** START Dataset content **
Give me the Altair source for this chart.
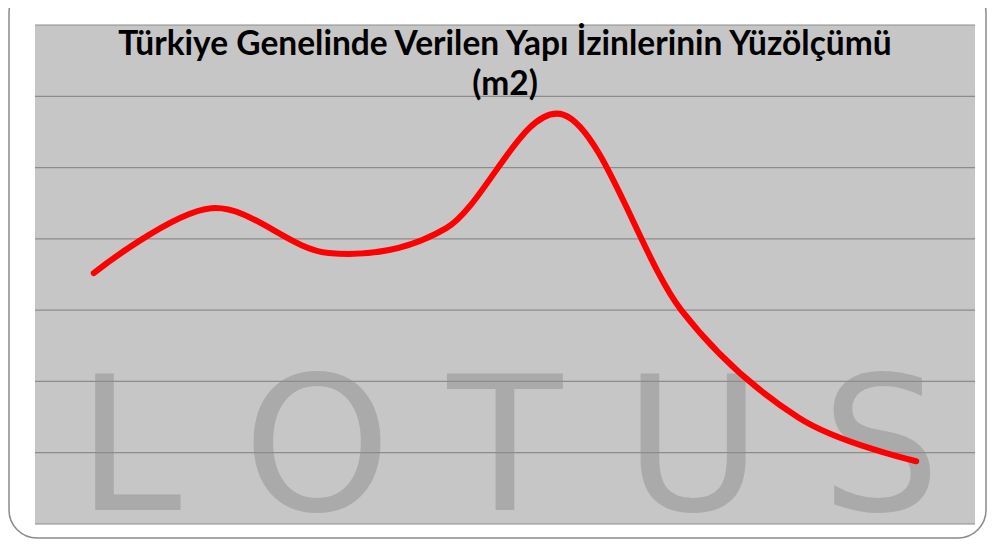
import altair as alt
import pandas as pd

# Data (gridline units, axis labels are hidden)
years = ["2013", "2014", "2015", "2016", "2017", "2018", "2019", "2020"]
area = [3.52, 4.43, 3.80, 4.15, 5.74, 3.00, 1.49, 0.88]
grid_values = [0, 1, 2, 3, 4, 5, 6, 7]
watermark_letters = ["L", "O", "T", "U", "S"]

df = pd.DataFrame({"year": years, "area": area})
grid = pd.DataFrame({"g": grid_values})
wm = pd.DataFrame({"letter": watermark_letters})

W, H = 940, 499
yscale = alt.Scale(domain=[0, 7], nice=False, zero=True)

frame = alt.Chart(pd.DataFrame({"a": [0]})).mark_rect(
    fill=None, stroke="#8a8a8a", strokeWidth=1.5, cornerRadius=28
).encode(
    x=alt.value(-26), x2=alt.value(W + 11),
    y=alt.value(-40), y2=alt.value(H + 14),
)

watermark = alt.Chart(wm).mark_text(
    font="DejaVu Sans", fontSize=188, fontWeight="normal", color="#aaaaaa",
    baseline="alphabetic"
).encode(
    x=alt.X("letter:N", sort=watermark_letters, axis=None,
            scale=alt.Scale(paddingInner=0, paddingOuter=0)),
    y=alt.value(485),
    text="letter:N",
)

gridlines = alt.Chart(grid).mark_rule(color="#8c8c8c", strokeWidth=1.2).encode(
    y=alt.Y("g:Q", scale=yscale, axis=None),
)

line = alt.Chart(df).mark_line(
    color="#ff0000", strokeWidth=6, interpolate="cardinal", strokeCap="round"
).encode(
    x=alt.X("year:N", sort=years, axis=None,
            scale=alt.Scale(paddingInner=0, paddingOuter=0.5)),
    y=alt.Y("area:Q", scale=yscale, axis=None),
)

chart = alt.layer(frame, watermark, gridlines, line).resolve_scale(x="independent").properties(
    width=W, height=H,
    background="white",
    autosize=alt.AutoSizeParams(type="none"),
    padding={"left": 27, "top": 17, "right": 12, "bottom": 16},
    title=alt.TitleParams(
        text=["Türkiye Genelinde Verilen Yapı İzinlerinin Yüzölçümü", "(m2)"],
        font="Lato", fontSize=33.5, fontWeight="bold", color="#000000",
        anchor="middle", offset=-118, lineHeight=40,
    ),
).configure_view(fill="#c6c6c6", strokeWidth=0)

chart.save("out.html", embed_options={"renderer": "svg", "actions": False})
** END Dataset content **
__Aim of the exercise__: The lines from the top of the data above through the one holding "import pandas as pd" are to be repeated exactly, and only those, with no pictures.

__Problem solution__:
Give me the Altair source for this chart.
import altair as alt
import pandas as pd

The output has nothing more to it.